Review of PORTRAITS OF AN ARTIST by Mary F. Burns
A review of the novel Portraits of an Artist by Mary F. Burns.
Sand Hill Review Press
326 pp. $16.95
In 1996 I saw an exhibit of portraits by Picasso at the Museum of Modern Art in New York, entitled Picasso and Portraiture: Representation and Transformation. The exhibit was rich with portraits painted by the artist in the numerous changing styles that he pioneered or transcended over the course of his long career.
In addition to the art, what struck me is that most of the portraits were of Picasso's lovers and wives. The identifying plaques by each painting were full of information about how Picasso had met each woman, how long he had been with her, whether married or no, and so on. The portraits themselves were often redolent with sexuality, leaving no doubt in the viewer's mind about how Picasso felt about each model
In Portraits Of An Artist, Mary F. Burns takes a reverse approach. The subject of her historical novel is the American painter John Singer Sargent, who spent most of his life traveling around Europe and making his living as a portrait painter. The book is narrated in the form of monologues from a baker's dozen of people that Sargent painted, ending with a chapter narrated by Sargent himself.
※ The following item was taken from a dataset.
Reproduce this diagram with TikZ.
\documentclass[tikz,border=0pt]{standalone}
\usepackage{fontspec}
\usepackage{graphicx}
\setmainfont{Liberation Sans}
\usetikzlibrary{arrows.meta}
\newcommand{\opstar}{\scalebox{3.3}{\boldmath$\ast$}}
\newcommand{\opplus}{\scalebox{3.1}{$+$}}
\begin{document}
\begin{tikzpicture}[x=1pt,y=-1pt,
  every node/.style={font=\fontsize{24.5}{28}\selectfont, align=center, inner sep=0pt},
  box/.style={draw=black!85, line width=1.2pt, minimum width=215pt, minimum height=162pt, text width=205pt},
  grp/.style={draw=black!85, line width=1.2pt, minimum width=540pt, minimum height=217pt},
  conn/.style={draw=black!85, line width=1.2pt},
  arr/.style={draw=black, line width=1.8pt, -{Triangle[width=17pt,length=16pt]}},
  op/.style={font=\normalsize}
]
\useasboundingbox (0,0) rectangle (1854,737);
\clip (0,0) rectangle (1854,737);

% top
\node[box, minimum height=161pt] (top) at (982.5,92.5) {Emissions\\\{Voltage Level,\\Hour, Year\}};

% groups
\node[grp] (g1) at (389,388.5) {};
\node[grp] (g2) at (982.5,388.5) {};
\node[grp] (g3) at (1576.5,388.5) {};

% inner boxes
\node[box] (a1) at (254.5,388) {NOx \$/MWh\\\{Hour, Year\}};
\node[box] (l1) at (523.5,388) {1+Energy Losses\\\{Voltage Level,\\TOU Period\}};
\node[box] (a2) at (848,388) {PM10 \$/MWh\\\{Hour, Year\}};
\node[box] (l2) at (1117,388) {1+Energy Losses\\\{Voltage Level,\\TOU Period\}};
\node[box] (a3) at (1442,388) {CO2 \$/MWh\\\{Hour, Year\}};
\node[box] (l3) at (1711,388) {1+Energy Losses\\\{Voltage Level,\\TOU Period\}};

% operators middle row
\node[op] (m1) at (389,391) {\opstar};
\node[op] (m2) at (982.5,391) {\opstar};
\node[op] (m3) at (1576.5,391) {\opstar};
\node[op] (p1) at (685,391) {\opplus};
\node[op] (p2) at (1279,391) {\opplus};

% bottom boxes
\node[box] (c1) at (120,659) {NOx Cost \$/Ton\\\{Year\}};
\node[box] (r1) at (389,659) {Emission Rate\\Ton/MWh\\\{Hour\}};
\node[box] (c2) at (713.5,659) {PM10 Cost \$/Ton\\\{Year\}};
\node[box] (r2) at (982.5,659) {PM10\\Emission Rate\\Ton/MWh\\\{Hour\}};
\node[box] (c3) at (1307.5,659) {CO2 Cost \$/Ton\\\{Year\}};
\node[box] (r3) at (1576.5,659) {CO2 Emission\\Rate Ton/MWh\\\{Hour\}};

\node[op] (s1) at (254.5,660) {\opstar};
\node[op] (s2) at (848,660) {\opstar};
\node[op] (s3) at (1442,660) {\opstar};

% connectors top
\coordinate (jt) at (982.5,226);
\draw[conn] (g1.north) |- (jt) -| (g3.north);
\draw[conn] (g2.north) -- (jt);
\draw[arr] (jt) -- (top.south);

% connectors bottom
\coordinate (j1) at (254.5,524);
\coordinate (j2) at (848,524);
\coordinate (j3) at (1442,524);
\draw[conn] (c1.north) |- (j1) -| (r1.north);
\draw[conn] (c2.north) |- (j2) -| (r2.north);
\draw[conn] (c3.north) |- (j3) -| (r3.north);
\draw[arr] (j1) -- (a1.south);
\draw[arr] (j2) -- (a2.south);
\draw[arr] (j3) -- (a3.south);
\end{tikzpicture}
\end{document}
The characters include well known names such as Henry James and Violet Paget (better known by her pen name, Vernon Lee) and include Sargent's sister Emily, the Boit family, and of course, Madame Gautreau, the subject of the infamous Madame X portrait.
Most of what these characters tell us is factual, except for the story of the crush fourteen-year old Florence Boit felt for Sargent which ends with her nervous breakdown.
In the Picasso exhibit, the portraits of Picasso's lovers gave us a clear insight as to Picasso's carnal feelings toward each woman. In these monologues by Sargent's portrait subjects, nearly everyone, whether male or female, is enamoured of, or at least hugely attracted to, Singer Sargent. As it becomes clearer that Singer Sargent is a homosexual the women's hearts are broken.
The only one who isn't attracted to Sargent is Madame Gautreau. There were rumors at the time of the exhibit of the portrait of Madame X in the salon that Sargent had painted the face of Albert de Belleroche, who Burns posits as Sargent's lover, in place of Madame de Gautreau's face. Burns resolves this controversy by making it clear that the two looked quite a bit alike, implying that the resemblance is coincidental. But she also uses the controversy to wrap up the Florence Boit story in a surprising and heartbreaking way.
Much of the novel is taken up with Sargent's real life quest to become a high society portrait painter in Paris. His portrait of Madame X was supposed to be his ticket into that world, and the scandal that eruped around it (which Jonathan Jones argues was more the result of the painting portraying Madame Gautreau as a trophy wife, which offended even Parisian bourgeois values) led him to decamp to London where Henry James did his utmost to assure his career there.
One of this book's greatest pleasures is the deeper understanding that it brings us of how Sargent went about his work. The books opens with a discussion of El Jaleo, a painting I've admired many times at the Isabella Stuart Gardener museum (Gardner built a whole Spanish Cloister style room with a Moorish arch to display the painting). Also very pleasurable is the account of Sargent's difficulty finding the right pose, background, and color range for Madame X and his sense of "Eureka!" when he revisits the portraits of Frans Hals.
If you like romance, history, intrigue, and art, this book is richly rewarding and highly recommended.
Mary F. Burns is on the Conference board of directors and book reviewer for the Historical Novel Society. Her previous novels include J-The Woman who Wrote the Bible, The Lucky Dog Lottery, and The Tarot Card Murders. Her short stories have won several awards.